=== RECORDS FOR THIS EXERCISE ===
* Begin *

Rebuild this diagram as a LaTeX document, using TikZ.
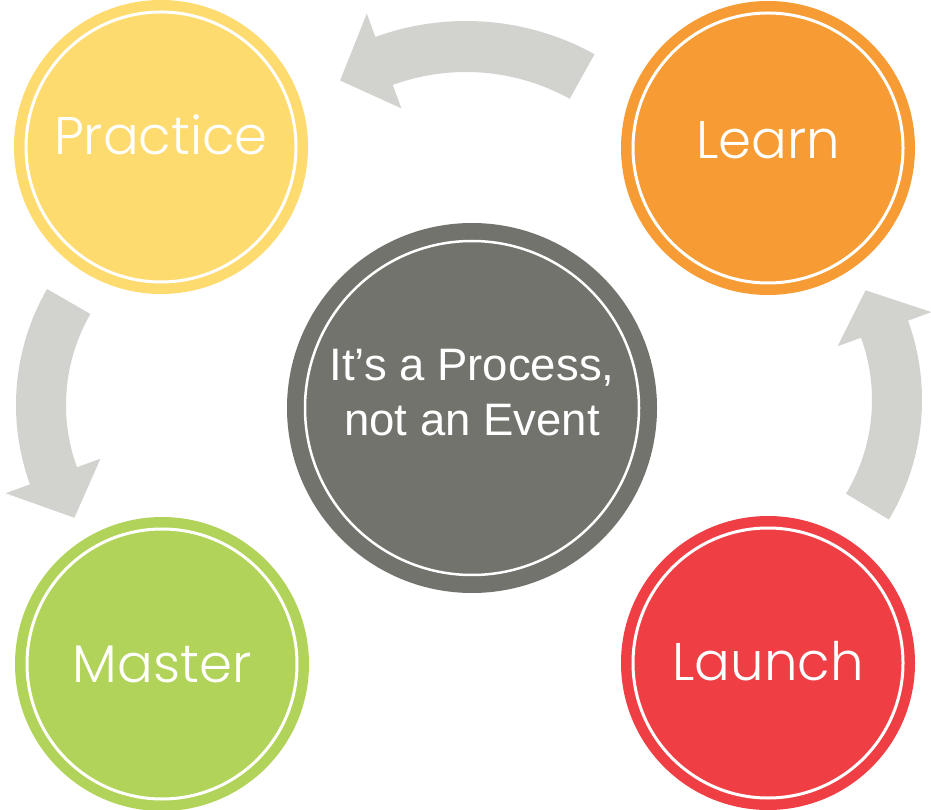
\documentclass[tikz,border=0pt]{standalone}
\usepackage{fontspec}
\setmainfont{Liberation Sans}
\newfontfamily\gothic{Poppins}[UprightFont=* Light]
\definecolor{practice}{HTML}{FDDB6E}
\definecolor{learn}{HTML}{F79C34}
\definecolor{launch}{HTML}{EF3F45}
\definecolor{master}{HTML}{B2D35A}
\definecolor{process}{HTML}{73736D}
\definecolor{arrowgrey}{HTML}{D2D3CF}

\begin{document}
\begin{tikzpicture}[x=1pt,y=1pt,
  blob/.style={shape=circle,fill=#1,minimum size=294pt,inner sep=0pt},
  ring/.style={draw=white,line width=3pt},
  word/.style={text=white,anchor=base,font=\gothic\fontsize{53}{64}\selectfont},
  band/.style={fill=arrowgrey}]
\useasboundingbox (0,0) rectangle (931,809);

% curved arrows
\fill[band,shift={(466,523)}] (61:265) arc[start angle=61,end angle=110,radius=265] -- (110:290) -- (121.5:241) -- (110:189) -- (110:214) arc[start angle=110,end angle=61,radius=214] -- cycle;
\fill[band,shift={(248,404)}] (150:232) arc[start angle=150,end angle=200,radius=232] -- (200:258) -- (213:207) -- (200:157) -- (200:182) arc[start angle=200,end angle=150,radius=182] -- cycle;
\fill[band,shift={(690,409)}] (-31:232) arc[start angle=-31,end angle=20,radius=232] -- (20:257) -- (32:207) -- (20:157) -- (20:182) arc[start angle=20,end angle=-31,radius=182] -- cycle;

\node[blob=practice] (0) at (161,662) {};
\node[blob=learn] (1) at (768,661) {};
\node[blob=launch] (2) at (768,146) {};
\node[blob=master] (3) at (162,145) {};
\node[shape=circle,fill=process,minimum size=370pt,inner sep=0pt] (4) at (472,401) {};

\draw[ring] (0.center) circle (135pt);
\draw[ring] (1.center) circle (135pt);
\draw[ring] (2.center) circle (135pt);
\draw[ring] (3.center) circle (135pt);
\draw[ring,line width=2.5pt] (4.center) circle (167pt);

\node[word] (5) at ([yshift=-8pt]0.center) {Practice};
\node[word] (6) at ([yshift=-11pt]1.center) {Learn};
\node[word] (7) at ([yshift=-17pt]2.center) {Launch};
\node[word] (8) at ([yshift=-18pt]3.center) {Master};
\node[text=white,align=center,font=\fontsize{45.5}{55}\selectfont] (9) at ([yshift=15pt]4.center) {It’s a Process,\\not an Event};
\end{tikzpicture}
\end{document}
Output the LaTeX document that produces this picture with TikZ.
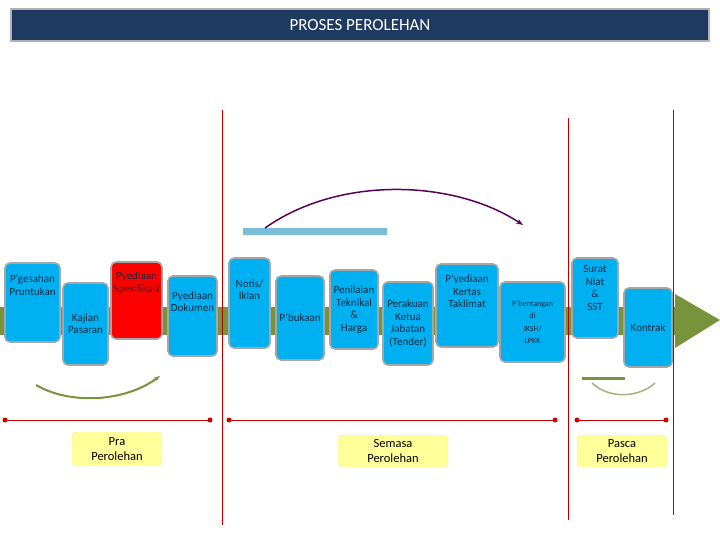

* End *

=== AIM ===
Restate each line of the records exactly; pictures do not belong in the copy.

=== FINISHED EXERCISE ===
Rebuild this diagram as a LaTeX document, using TikZ.
\documentclass[tikz,border=0pt]{standalone}
\usepackage{fontspec}
\setmainfont{Liberation Sans}
\newfontfamily\gothic{Poppins}[UprightFont=* Light]
\definecolor{practice}{HTML}{FDDB6E}
\definecolor{learn}{HTML}{F79C34}
\definecolor{launch}{HTML}{EF3F45}
\definecolor{master}{HTML}{B2D35A}
\definecolor{process}{HTML}{73736D}
\definecolor{arrowgrey}{HTML}{D2D3CF}

\begin{document}
\begin{tikzpicture}[x=1pt,y=1pt,
  blob/.style={shape=circle,fill=#1,minimum size=294pt,inner sep=0pt},
  ring/.style={draw=white,line width=3pt},
  word/.style={text=white,anchor=base,font=\gothic\fontsize{53}{64}\selectfont},
  band/.style={fill=arrowgrey}]
\useasboundingbox (0,0) rectangle (931,809);

% curved arrows
\fill[band,shift={(466,523)}] (61:265) arc[start angle=61,end angle=110,radius=265] -- (110:290) -- (121.5:241) -- (110:189) -- (110:214) arc[start angle=110,end angle=61,radius=214] -- cycle;
\fill[band,shift={(248,404)}] (150:232) arc[start angle=150,end angle=200,radius=232] -- (200:258) -- (213:207) -- (200:157) -- (200:182) arc[start angle=200,end angle=150,radius=182] -- cycle;
\fill[band,shift={(690,409)}] (-31:232) arc[start angle=-31,end angle=20,radius=232] -- (20:257) -- (32:207) -- (20:157) -- (20:182) arc[start angle=20,end angle=-31,radius=182] -- cycle;

\node[blob=practice] (0) at (161,662) {};
\node[blob=learn] (1) at (768,661) {};
\node[blob=launch] (2) at (768,146) {};
\node[blob=master] (3) at (162,145) {};
\node[shape=circle,fill=process,minimum size=370pt,inner sep=0pt] (4) at (472,401) {};

\draw[ring] (0.center) circle (135pt);
\draw[ring] (1.center) circle (135pt);
\draw[ring] (2.center) circle (135pt);
\draw[ring] (3.center) circle (135pt);
\draw[ring,line width=2.5pt] (4.center) circle (167pt);

\node[word] (5) at ([yshift=-8pt]0.center) {Practice};
\node[word] (6) at ([yshift=-11pt]1.center) {Learn};
\node[word] (7) at ([yshift=-17pt]2.center) {Launch};
\node[word] (8) at ([yshift=-18pt]3.center) {Master};
\node[text=white,align=center,font=\fontsize{45.5}{55}\selectfont] (9) at ([yshift=15pt]4.center) {It’s a Process,\\not an Event};
\end{tikzpicture}
\end{document}
Output the LaTeX document that produces this picture with TikZ.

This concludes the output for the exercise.